De Standaard meint zum PS-Parteitag: Nun ist das Wunderkind Paul Magnette der oberste Sozialist. Er hat das ganz gut gemacht, denn die Aufgabe war nicht leicht: Auf der einen Seite muss er die Gewerkschaften gewinnen, die mit der Arbeit der Föderalregierung ja nicht unbedingt zufrieden sind. Zum anderen muss er auch gerade die Arbeit dieser Föderalregierung verteidigen. Applaus hat er von beiden Seiten bekommen. Doch wir wollen ihm etwas raten: Um unsere Gesellschaft wieder wettbewerbsfähig zu machen, sollte er nicht den lyrischen Gesang des Index anstimmen. Besser sollte er nach Flandern schauen, was dort seine Parteifreunde vorschlagen: Die lavieren nämlich nicht über eine Vermögensbesteuerung, sondern wollen das Einkommen von Vermögen gerechter besteuern. Das Vorbild muss also Flandern sein, nicht Frankreich, wo ebenfalls ein Genosse den Wahlsieg der Sozialisten mit Ideen von gestern gerade kräftig gegen die Wand fährt, so De Standaard.
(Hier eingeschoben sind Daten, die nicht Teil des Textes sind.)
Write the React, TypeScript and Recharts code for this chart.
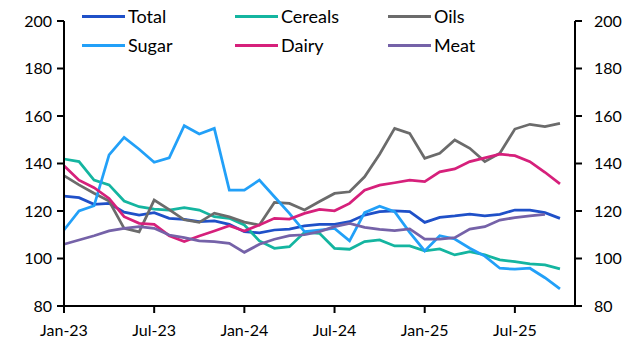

"Sinnloses Verbot in Schaerbeek"
L'Avenir befasst sich mit dem Verbot des Bürgermeisters von Schaerbeek, in einem Umkreis von 200 Metern um den Nordbahnhof kostenloses Essen zu verteilen. Eine radikalislamistische Gruppe hatte dort ihre kostenlose Essensausgabe dazu genutzt, junge Moslems für den Kampf in Syrien zu gewinnen. Die Maßnahme ist absurd, findet L'Avenir, denn sie trifft die falschen, nämlich die Bedürftigen. Die Anwerber werden weiterziehen, oder in den Untergrund abtauchen. Wenn man wirklich erreichen mochte, dass die jungen Menschen sich von den Anwerbern nicht mehr angesprochen fühlen, muss man das Leid der jungen Menschen bekämpfen, nämlich die Armut, meint L'Avenir.
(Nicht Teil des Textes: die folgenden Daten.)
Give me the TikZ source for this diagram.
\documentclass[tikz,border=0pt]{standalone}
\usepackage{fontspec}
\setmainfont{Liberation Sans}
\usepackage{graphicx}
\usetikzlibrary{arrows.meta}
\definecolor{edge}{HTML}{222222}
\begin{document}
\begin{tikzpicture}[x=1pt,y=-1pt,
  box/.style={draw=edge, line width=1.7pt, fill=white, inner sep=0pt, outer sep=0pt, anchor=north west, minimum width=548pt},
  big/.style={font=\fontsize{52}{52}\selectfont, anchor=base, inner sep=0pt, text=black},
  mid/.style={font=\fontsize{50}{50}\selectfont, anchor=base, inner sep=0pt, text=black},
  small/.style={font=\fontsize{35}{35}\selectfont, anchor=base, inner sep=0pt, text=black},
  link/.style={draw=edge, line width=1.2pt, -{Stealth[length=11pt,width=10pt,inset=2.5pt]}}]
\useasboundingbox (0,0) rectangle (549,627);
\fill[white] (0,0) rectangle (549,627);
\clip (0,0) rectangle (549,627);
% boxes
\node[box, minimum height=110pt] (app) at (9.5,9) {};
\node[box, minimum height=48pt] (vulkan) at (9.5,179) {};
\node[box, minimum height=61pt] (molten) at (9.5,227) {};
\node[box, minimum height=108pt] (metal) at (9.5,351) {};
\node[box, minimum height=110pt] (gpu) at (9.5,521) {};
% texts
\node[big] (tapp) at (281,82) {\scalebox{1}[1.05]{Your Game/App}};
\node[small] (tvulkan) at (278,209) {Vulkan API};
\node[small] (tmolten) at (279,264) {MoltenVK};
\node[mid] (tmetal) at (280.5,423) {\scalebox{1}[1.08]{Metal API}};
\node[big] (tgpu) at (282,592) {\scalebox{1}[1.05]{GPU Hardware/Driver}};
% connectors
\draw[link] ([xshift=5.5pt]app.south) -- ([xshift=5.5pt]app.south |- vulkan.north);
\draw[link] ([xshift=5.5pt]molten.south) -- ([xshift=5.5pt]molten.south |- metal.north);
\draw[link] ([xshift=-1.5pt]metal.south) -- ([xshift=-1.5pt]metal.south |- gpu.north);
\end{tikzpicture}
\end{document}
Auch Het Nieuwsblad findet das Verbot sinnlos. Die Anwerber haben ihre kostenlose Essensausgabe einfach ein paar Hundertmeter weiter in einen Park verlegt. Einzelmaßnahmen bringen gerade in einer Großstadt wie Brüssel gar nichts. Die 19 Stadtgemeinden gehen fließend ineinander über. Wenn man tatsächlich wirkungsvoll gegen die Anwerber vorgehen möchte, müssen alle Stadtgemeinden an einem Strang ziehen. Am besten noch gemeinsam mit den umliegenden flämischen Gemeinden wie zum Beispiel Vilvoorde, so Het Nieuwsblad.
"Wir müssen über Verkehrssicherheit reden"
Het Laatste Nieuws widmet seinen Leitartikel der Meldung, dass in Belgien statistisch gesehen, jede Woche drei junge Autofahrer zwischen 18 und 24 Jahren tödlich verunglücken. Damit liegt Belgien fast am Ende einer Aufstellung, die die EU vor wenigen Tagen veröffentlicht hat; schlechter schneiden nur Polen und Griechenland ab. Die Zeitung findet: Gründe dafür gibt es viele, zum Beispiel die Unbesonnenheit gerade der jungen Männer und veraltete Verkehrsinfrastruktur. Trotzdem machen es andere Länder besser als wir. In Schweden weiß jeder, dass das Ziel null Verkehrstote heißt. In den Niederlanden, ein Land, das man sehr gut mit Belgien vergleichen kann, belässt man es nicht dabei, warnende Plakaten an den Straßenrand zu kleben, sondern führt über Verkehrssicherheit einen öffentlichen Diskurs. Das ist der Weg. Auch wir müssen wieder mehr über Verkehrssicherheit reden, schlussfolgert Het Laatste Nieuws.
Gähnen über den König
Het Belang Van Limburg schließlich macht sich Gedanken zur erneuten Diskussion um die Rolle des Königs: Und schon wieder geht es um den König, gähnt das Blatt. Die Positionen sind wieder die gleichen, Flamen dagegen, Frankophonen dafür, und ein König, der schweigt. Wie wäre es, wenn der König einmal selbst die Reformen anstoßen würde, auf die sich die Parteien nicht einigen können. Auch er könnte mal sagen: Ich will modern werden und mein Vorbild sind die Niederlanden, wünscht sich Het Belang Van Limburg.